Meine Vision ist, dingsda zu einem sozialen Netzwerk für Gegenstände auszubauen, ein Internet der Dinge im eigentlichen Sinn. Dingsda ist mein Beitrag zu einem nachhaltigeren Umgang mit unseren Ressourcen, bei dem das Teilen wieder zur solidarischen Geste wird

CCB Magazin:Das Thema Teilen und Tauschen gewinnt seit Jahren an Dominanz. In der Modewirtschaft geht es vor allem um ein neues ökologisches Bewusstsein, das Arbeit und Ökonomie grundsätzlich verändert. Ich verstehe dingsda eher so, dass es ganz pragmatisch darum geht, Kosten sparen zu können. Liege ich falsch? 

Philip:Ich würde beides in Einklang bringen. Ja, es ist eine Form der Kostenreduktion und darum ganz pragmatisch aber eben auch hilfreich für Theaterschaffende, weil oft die Gelder knapp sind. Zugleich ist es eine Form der Kritik, die sich an die ungerechte Verteilung von Produktionsmitteln in der Gesellschaft richtet. 

CCB Magazin:Philip, welche Vision hast du? Und wo siehst du dingsda in der Zukunft? 

Philip:Meine Vision ist, dingsda zu einem sozialen Netzwerk für Gegenstände auszubauen, ein Internet der Dinge im eigentlichen Sinn. Unsere Zielgruppe soll sich von Künstlern, Theaterkollektiven und Hackern auf alle Personengruppen erweitern, um durch den Austausch von Dingen auch den gesellschaftlichen Austausch zu fördern. Dingsda ist mein Beitrag zu einem nachhaltigeren Umgang mit unseren Ressourcen, bei dem das Teilen wieder zur solidarischen Geste wird. In einer weiteren Zukunft kann ich mir aber auch sehr gut vorstellen, dass eine Plattform wie dingsda die Vermietung, den Verleih, etc. auch kommerziell umsetzt.

 

CCB Magazin:Letzte Frage: Am 29.10 Philip stellst du dingsda auf unserer Veranstaltung „Support Your Local Culture“ vor. Was sind deine Erwartungen? 
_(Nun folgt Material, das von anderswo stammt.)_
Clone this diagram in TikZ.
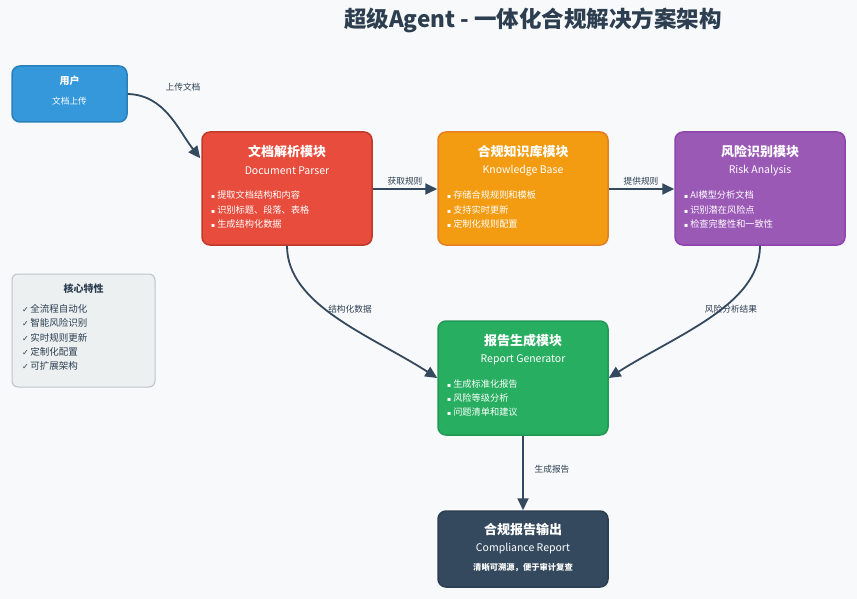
\documentclass[tikz,border=0pt]{standalone}
\usepackage{fontspec}
\setmainfont{Noto Sans CJK SC}
\newfontfamily\symf{DejaVu Sans}
\usetikzlibrary{arrows.meta,calc}
\definecolor{bgc}{HTML}{F8F9FA}
\definecolor{ink}{HTML}{2C3E50}
\definecolor{arr}{HTML}{34495E}
\definecolor{blueF}{HTML}{3498DB}\definecolor{blueB}{HTML}{2980B9}
\definecolor{redF}{HTML}{E74C3C}\definecolor{redB}{HTML}{C0392B}
\definecolor{orgF}{HTML}{F39C12}\definecolor{orgB}{HTML}{E67E22}
\definecolor{purF}{HTML}{9B59B6}\definecolor{purB}{HTML}{8E44AD}
\definecolor{grnF}{HTML}{27AE60}\definecolor{grnB}{HTML}{229954}
\definecolor{dkF}{HTML}{34495E}\definecolor{dkB}{HTML}{2C3E50}
\definecolor{grayF}{HTML}{ECF0F1}\definecolor{grayB}{HTML}{BDC3C7}
\tikzset{
  box/.style={rounded corners=8pt, line width=1.5pt, inner sep=0pt},
  mtitle/.style={text=white, font=\fontsize{13}{15}\selectfont\bfseries, inner sep=0pt},
  msub/.style={text=white, font=\fontsize{10.5}{12}\selectfont, inner sep=0pt},
  bul/.style={text=white, font=\fontsize{9.2}{11}\selectfont, anchor=west, inner sep=0pt},
  lbl/.style={text=ink, font=\fontsize{8.7}{10}\selectfont, inner sep=0pt},
  conn/.style={draw=arr, line width=1.8pt, -{Triangle[length=12pt,width=11pt]}},
  feat/.style={text=ink, font=\fontsize{9.5}{11}\selectfont, anchor=west, inner sep=0pt}
}
\newcommand{\bl}{{\symf\fontsize{6}{8}\selectfont ▪}\hspace{2pt}}
\begin{document}
\begin{tikzpicture}[x=1pt,y=-1pt]
\fill[bgc] (0,0) rectangle (857,599);
\useasboundingbox (0,0) rectangle (857,599);
\node[text=ink, font=\fontsize{22.5}{26}\selectfont\bfseries, inner sep=0pt] (title) at (533,20) {超级Agent - 一体化合规解决方案架构};

% user
\node[box, fill=blueF, draw=blueB, minimum width=115pt, minimum height=56pt] (user) at (69.5,94) {};
\node[text=white, font=\fontsize{10}{12}\selectfont\bfseries, inner sep=0pt] (userT) at (69.5,81) {用户};
\node[text=white, font=\fontsize{8.7}{10}\selectfont, inner sep=0pt] (userS) at (69.5,101) {文档上传};

% parser
\node[box, fill=redF, draw=redB, minimum width=170pt, minimum height=113pt] (parser) at (287,188.5) {};
\node[mtitle] (parserT) at (287,152) {文档解析模块};
\node[msub] (parserS) at (287,171) {Document Parser};
\node[bul] (p1) at (211,195) {\bl 提取文档结构和内容};
\node[bul] (p2) at (211,210) {\bl 识别标题、段落、表格};
\node[bul] (p3) at (211,224) {\bl 生成结构化数据};

% knowledge
\node[box, fill=orgF, draw=orgB, minimum width=170pt, minimum height=113pt] (know) at (523,188.5) {};
\node[mtitle] (knowT) at (523,152) {合规知识库模块};
\node[msub] (knowS) at (523,171) {Knowledge Base};
\node[bul] (k1) at (447,195) {\bl 存储合规规则和模板};
\node[bul] (k2) at (447,210) {\bl 支持实时更新};
\node[bul] (k3) at (447,224) {\bl 定制化规则配置};

% risk
\node[box, fill=purF, draw=purB, minimum width=170pt, minimum height=113pt] (risk) at (760,188.5) {};
\node[mtitle] (riskT) at (760,152) {风险识别模块};
\node[msub] (riskS) at (760,171) {Risk Analysis};
\node[bul] (r1) at (684,195) {\bl AI模型分析文档};
\node[bul] (r2) at (684,210) {\bl 识别潜在风险点};
\node[bul] (r3) at (684,224) {\bl 检查完整性和一致性};

% report
\node[box, fill=grnF, draw=grnB, minimum width=170pt, minimum height=114pt] (rep) at (523,378) {};
\node[mtitle] (repT) at (523,341) {报告生成模块};
\node[msub] (repS) at (523,360) {Report Generator};
\node[bul] (g1) at (447,384) {\bl 生成标准化报告};
\node[bul] (g2) at (447,398) {\bl 风险等级分析};
\node[bul] (g3) at (447,412) {\bl 问题清单和建议};

% output
\node[box, fill=dkF, draw=dkB, minimum width=170pt, minimum height=76pt] (out) at (523,549) {};
\node[mtitle] (outT) at (523,530) {合规报告输出};
\node[msub] (outS) at (523,549) {Compliance Report};
\node[text=white, font=\fontsize{8.3}{10}\selectfont\bfseries, inner sep=0pt] (outN) at (523,568) {清晰可溯源，便于审计复查};

% features
\node[box, rounded corners=6pt, line width=1pt, fill=grayF, draw=grayB, minimum width=143pt, minimum height=113pt] (feat) at (83.5,330.5) {};
\node[text=ink, font=\fontsize{10}{12}\selectfont\bfseries, inner sep=0pt] (featT) at (83.5,289) {核心特性};
\node[feat] (f1) at (22,309) {{\symf\fontsize{8}{10}\selectfont ✓}\,全流程自动化};
\node[feat] (f2) at (22,323) {{\symf\fontsize{8}{10}\selectfont ✓}\,智能风险识别};
\node[feat] (f3) at (22,338) {{\symf\fontsize{8}{10}\selectfont ✓}\,实时规则更新};
\node[feat] (f4) at (22,352) {{\symf\fontsize{8}{10}\selectfont ✓}\,定制化配置};
\node[feat] (f5) at (22,366) {{\symf\fontsize{8}{10}\selectfont ✓}\,可扩展架构};

% connectors
\coordinate (pIn) at ($(parser.north west)+(-1,27)$);
\draw[conn] (user.east) .. controls (165,95) and (178,130) .. (pIn);
\node[lbl] (l1) at (183,87) {上传文档};

\coordinate (kIn) at ($(know.west)+(0,0.5)$);
\draw[conn] (parser.east |- kIn) -- (kIn);
\node[lbl] (l2) at (405,181) {获取规则};

\draw[conn] (know.east |- kIn) -- (risk.west |- kIn);
\node[lbl] (l3) at (641,181) {提供规则};

\draw[conn] (parser.south) .. controls (287,305) and (370,335) .. (rep.west);
\node[lbl] (l4) at (350,309) {结构化数据};

\draw[conn] (risk.south) .. controls (760,305) and (676,335) .. (rep.east);
\node[lbl] (l5) at (731,309) {风险分析结果};

\draw[conn] (rep.south) -- (out.north);
\node[lbl] (l6) at (552,469) {生成报告};
\end{tikzpicture}
\end{document}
Philip:Ich freue mich sehr auf die Veranstaltung, denn ich werde dingsda in der aktuellen Prototypform  an einem Stand vorstellen und Leuten erklären, wofür das gut ist und mir Feedback einholen, und – who knows – vielleicht sogar ein paar Leute finden, die Interesse haben, bei der Entwicklung mitzuhelfen. Ich bin gespannt.